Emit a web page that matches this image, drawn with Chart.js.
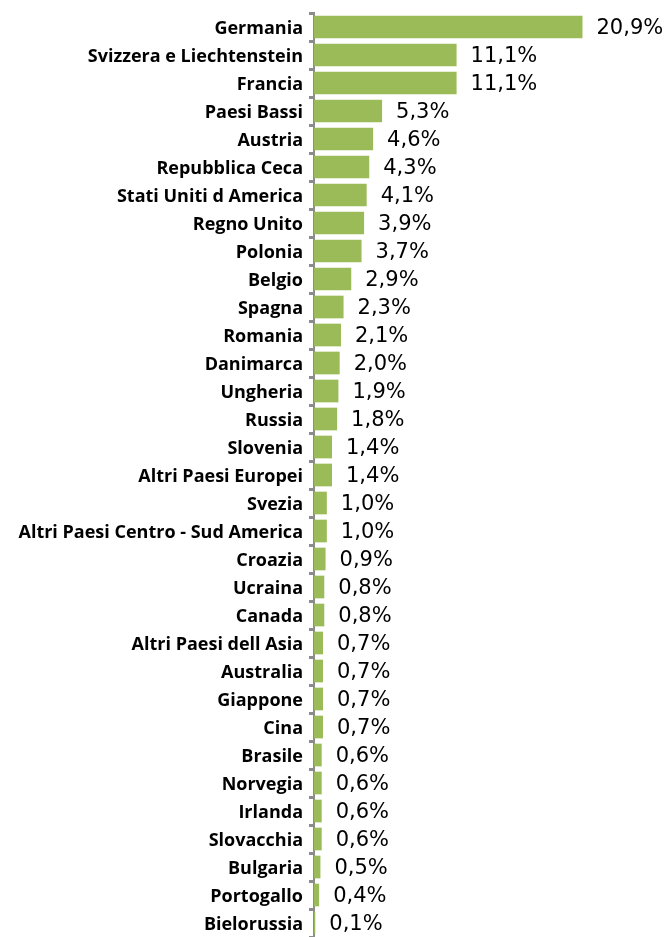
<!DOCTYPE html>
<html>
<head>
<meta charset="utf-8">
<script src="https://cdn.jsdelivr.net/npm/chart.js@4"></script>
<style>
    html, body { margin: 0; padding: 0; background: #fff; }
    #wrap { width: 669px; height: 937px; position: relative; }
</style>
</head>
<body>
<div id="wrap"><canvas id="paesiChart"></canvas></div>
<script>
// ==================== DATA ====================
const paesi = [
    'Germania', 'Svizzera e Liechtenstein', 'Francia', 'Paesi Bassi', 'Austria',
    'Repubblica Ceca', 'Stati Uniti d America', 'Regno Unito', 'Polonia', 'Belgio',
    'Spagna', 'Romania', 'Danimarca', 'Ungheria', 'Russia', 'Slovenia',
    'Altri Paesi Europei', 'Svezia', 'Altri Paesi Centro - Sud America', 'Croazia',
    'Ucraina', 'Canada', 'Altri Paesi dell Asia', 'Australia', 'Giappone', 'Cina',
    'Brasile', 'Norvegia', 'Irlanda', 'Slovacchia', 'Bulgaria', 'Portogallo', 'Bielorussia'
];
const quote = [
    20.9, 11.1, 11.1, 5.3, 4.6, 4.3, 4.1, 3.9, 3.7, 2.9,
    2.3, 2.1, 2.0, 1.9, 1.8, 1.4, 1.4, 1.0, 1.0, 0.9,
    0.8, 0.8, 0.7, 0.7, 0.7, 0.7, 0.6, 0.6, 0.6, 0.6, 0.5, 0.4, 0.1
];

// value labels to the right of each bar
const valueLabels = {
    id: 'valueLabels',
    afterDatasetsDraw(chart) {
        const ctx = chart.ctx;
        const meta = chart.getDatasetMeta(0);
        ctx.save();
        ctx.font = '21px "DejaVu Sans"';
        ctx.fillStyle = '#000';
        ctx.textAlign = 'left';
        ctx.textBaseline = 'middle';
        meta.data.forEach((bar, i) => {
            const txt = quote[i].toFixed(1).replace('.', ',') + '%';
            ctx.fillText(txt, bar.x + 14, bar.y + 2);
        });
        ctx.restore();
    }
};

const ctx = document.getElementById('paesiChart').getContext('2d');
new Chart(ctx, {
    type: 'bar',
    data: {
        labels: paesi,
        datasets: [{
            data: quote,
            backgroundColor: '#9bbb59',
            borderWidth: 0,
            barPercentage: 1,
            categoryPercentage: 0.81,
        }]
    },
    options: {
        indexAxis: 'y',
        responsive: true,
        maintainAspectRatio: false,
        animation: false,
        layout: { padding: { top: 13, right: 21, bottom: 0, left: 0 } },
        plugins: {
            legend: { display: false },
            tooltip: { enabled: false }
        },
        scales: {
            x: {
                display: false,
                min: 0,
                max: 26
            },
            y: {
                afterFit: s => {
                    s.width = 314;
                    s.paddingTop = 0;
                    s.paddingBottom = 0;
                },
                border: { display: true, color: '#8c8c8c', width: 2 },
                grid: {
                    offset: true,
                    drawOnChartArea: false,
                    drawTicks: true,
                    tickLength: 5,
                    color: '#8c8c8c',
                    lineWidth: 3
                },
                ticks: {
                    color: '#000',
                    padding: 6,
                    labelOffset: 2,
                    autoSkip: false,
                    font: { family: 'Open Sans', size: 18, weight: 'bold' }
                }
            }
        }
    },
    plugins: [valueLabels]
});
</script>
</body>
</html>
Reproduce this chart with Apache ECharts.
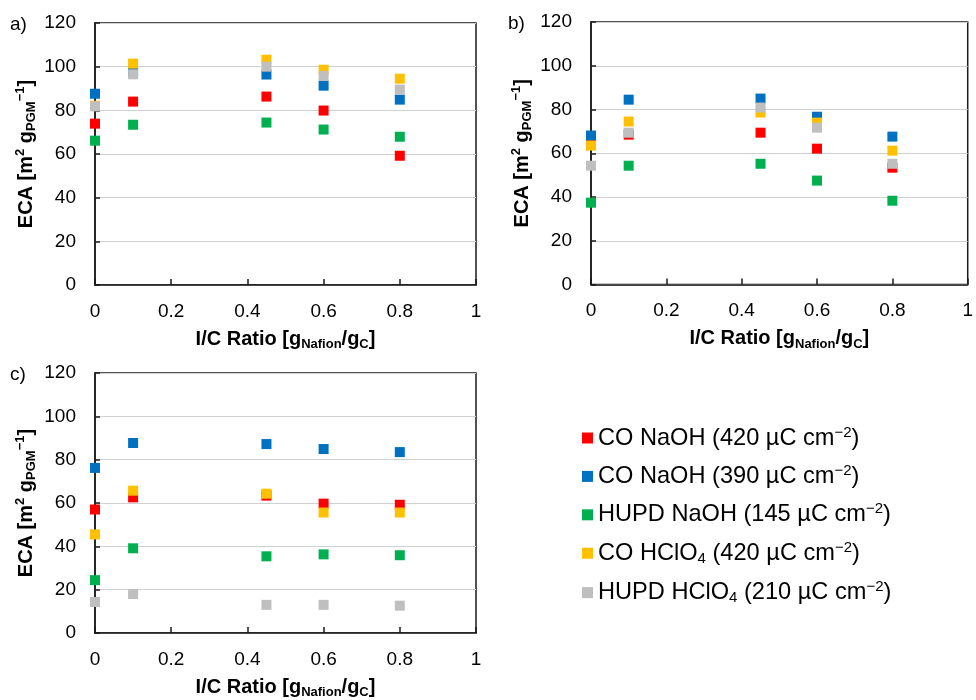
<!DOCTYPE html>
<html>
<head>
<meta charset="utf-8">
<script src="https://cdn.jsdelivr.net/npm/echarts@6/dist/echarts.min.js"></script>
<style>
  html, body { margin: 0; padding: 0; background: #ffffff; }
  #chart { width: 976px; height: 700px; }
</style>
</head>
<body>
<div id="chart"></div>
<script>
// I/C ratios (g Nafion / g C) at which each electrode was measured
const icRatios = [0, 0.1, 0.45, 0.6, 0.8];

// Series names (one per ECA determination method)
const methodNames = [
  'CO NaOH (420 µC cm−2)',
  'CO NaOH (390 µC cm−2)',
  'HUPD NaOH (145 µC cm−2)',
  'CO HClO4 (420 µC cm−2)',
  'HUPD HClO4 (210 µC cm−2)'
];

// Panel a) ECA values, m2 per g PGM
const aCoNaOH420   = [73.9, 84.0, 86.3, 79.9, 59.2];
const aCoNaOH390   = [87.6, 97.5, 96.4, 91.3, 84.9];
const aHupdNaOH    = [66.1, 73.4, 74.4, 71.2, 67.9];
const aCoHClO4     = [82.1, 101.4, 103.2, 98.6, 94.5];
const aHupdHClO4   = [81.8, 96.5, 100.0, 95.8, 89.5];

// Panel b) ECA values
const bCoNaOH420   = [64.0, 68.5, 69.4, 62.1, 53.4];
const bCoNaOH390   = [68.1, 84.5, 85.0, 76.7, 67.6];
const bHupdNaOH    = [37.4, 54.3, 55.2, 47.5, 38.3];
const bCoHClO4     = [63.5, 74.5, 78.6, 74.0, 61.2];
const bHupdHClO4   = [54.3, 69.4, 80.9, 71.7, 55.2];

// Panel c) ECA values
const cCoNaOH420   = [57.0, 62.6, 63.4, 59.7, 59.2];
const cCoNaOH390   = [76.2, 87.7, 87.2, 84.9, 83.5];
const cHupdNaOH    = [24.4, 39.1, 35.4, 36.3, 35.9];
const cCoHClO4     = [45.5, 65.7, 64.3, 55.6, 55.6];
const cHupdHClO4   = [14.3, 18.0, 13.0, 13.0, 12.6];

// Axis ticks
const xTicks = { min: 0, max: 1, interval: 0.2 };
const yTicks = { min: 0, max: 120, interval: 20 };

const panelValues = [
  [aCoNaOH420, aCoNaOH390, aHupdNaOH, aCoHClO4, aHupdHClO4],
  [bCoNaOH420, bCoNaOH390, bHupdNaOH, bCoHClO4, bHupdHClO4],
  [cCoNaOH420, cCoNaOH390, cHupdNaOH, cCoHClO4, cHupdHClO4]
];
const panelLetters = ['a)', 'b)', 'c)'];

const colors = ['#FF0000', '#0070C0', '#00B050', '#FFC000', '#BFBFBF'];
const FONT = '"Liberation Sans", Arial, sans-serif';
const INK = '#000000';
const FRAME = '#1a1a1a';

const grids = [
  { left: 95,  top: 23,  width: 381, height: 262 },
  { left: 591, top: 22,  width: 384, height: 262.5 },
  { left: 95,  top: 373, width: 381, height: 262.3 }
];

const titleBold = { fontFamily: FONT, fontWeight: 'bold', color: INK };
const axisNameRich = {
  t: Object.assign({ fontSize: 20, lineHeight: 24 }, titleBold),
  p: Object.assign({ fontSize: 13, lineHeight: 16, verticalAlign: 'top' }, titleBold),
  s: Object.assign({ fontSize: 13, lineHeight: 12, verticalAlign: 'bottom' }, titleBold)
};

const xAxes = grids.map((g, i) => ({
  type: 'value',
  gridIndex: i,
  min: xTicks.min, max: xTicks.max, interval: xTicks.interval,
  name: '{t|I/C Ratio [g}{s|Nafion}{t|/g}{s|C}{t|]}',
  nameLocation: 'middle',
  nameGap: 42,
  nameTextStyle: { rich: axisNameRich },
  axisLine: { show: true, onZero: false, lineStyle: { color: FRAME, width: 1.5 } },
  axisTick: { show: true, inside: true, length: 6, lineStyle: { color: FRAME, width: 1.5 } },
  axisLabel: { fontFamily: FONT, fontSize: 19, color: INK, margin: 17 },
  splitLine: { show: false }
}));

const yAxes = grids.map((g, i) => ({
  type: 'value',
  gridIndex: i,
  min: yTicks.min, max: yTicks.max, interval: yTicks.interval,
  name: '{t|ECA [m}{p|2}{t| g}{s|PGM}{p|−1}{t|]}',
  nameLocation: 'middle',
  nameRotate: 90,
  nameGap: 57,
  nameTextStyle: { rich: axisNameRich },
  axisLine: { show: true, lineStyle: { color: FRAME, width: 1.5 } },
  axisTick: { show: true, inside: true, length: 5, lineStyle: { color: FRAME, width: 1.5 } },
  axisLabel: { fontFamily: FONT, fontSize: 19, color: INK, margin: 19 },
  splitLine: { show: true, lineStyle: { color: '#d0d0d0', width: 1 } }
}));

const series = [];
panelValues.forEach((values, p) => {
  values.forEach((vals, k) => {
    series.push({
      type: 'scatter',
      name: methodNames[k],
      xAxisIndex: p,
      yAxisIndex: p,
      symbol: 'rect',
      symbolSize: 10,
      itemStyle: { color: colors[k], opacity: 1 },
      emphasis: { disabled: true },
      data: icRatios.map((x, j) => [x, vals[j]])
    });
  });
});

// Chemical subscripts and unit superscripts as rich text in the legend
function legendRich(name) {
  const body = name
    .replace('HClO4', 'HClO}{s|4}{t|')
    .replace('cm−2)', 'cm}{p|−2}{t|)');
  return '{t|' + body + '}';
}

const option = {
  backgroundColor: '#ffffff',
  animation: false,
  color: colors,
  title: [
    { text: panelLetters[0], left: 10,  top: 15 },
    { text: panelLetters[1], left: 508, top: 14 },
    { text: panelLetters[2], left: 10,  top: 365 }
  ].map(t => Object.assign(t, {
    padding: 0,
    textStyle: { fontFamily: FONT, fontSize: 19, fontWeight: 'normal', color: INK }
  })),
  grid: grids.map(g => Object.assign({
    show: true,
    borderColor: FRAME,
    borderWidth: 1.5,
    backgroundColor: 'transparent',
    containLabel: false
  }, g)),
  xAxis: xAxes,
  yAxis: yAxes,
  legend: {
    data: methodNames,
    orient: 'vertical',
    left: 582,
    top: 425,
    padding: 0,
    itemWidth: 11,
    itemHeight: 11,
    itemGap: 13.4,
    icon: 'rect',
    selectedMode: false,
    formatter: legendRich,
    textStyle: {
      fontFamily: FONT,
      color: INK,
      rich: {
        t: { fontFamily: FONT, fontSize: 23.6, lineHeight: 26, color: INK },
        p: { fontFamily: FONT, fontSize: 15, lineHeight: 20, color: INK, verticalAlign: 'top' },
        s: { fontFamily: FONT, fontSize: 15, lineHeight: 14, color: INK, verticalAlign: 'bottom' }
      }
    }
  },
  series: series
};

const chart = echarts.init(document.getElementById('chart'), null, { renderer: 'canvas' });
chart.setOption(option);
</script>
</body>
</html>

▶ **THE PROBLEM**
Search the lines for "this". Copy each line that has it.

▶ **THE ANSWER**
Emit a web page that matches this image, drawn with Chart.js.
Reproduce this chart with Apache ECharts.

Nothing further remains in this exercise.